Tackling fuel poverty

Paul Wheelhouse MSP, Minister for Business, Innovation and Energy, has visited Broomhill in Greenock to hear how its new £7m district heating system is resulting in warmer, more energy efficient homes with dramatically reduced energy bills.

BromhillEnergycentre

1 December 2016

Social housing provider River Clyde Homes is investing £26m in improving Broomhill in what is one of the biggest regeneration projects of its kind ever to be undertaken in Scotland. As well as the new biomass and gas district heating system, which became operational in September 2016, the project will also see over 600 properties refurbished with external wall insulation, brand new kitchens and bathrooms, double glazed windows, and hi-tech security features.

The district heating system, which was funded by British Gas under the ECO scheme, has a large central boiler within a localised energy centre that supplies hot water directly to 555 homes within the Broomhill apartment blocks via a system of underground, pre-insulated pipes. The water is delivered directly to a heat exchanger within each building. This provides residents with heat and hot water on demand without the need for individual boilers. This results in dramatically cheaper fuel bills for residents and a reduced carbon footprint.

As part of its commitment to tackling fuel poverty, the Scottish Government aims to have 40,000 homes connected to district or communal heating systems by 2020.

Mr Wheelhouse visited the scheme’s energy centre, where he met with Albert Henderson MBE, Chair of River Clyde Homes and Gary Wilson, Director of Property and Business Development, as well as several happy Broomhill residents who are already noticing substantial reductions in their fuel bills. A recent survey of tenants has shown that bills have dropped from an average of £16 per week to between £5 and £10 per week in the majority of cases.

Scottish Government Minister for Business, Innovation and Energy, Paul Wheelhouse said: 

“I am pleased to be here in Greenock today to see how this new district heating system is delivering affordable low carbon heat to residents. This not only results in reduced energy bills for residents, but contributes to reducing heat demand across Scotland, helping us towards our wider renewable heat and climate change targets.

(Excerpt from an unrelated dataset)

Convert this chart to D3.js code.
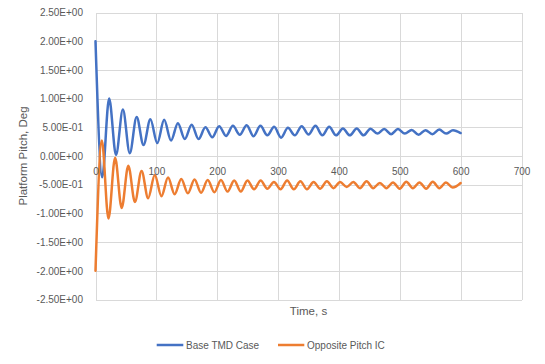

“More homes and businesses across Scotland are seeing the benefit of renewable heat. New figures published by the Energy Saving Trust, on behalf of the Scottish Government, estimate that last year saw the largest annual increase in renewable heat output since measurement began in 2008 – up by over 1,100 GWh in a single year.

 “There remains more work to do to reduce demand, supply heat more efficiently and increase the role renewable heat plays in Scotland’s energy mix. More than half the energy we use in Scotland is used to provide heat and that's why we continue to develop new and existing avenues of support in this important area and this will be reflected as a key priority in our forthcoming Energy Strategy.”

Albert Henderson MBE, Chair of River Clyde Homes said:

“The transformation of Broomhill is a major three-year plan, one of the largest regeneration projects in Scotland and I am very proud of the difference that’s being made here. I was very pleased to be able to welcome the Minister to Broomhill today to see first-hand the difference our district heating system is making to the lives of our tenants. The Minister and I share the common aim of eradicating fuel poverty, and district heating systems are one of the most effective ways to do that.”

Angela Hair, resident of Whinhill Court in Broomhill said:

“The new district heating system has made a tremendous difference to me – I am saving a fortune. I used to pay £50 per month for heating and hot water. Now, thanks to the new system and also the new double glazing and render that helps to keep the heat in, I have spent just £11 since August. It’s also better for my health and better for the environment too, so I am delighted.”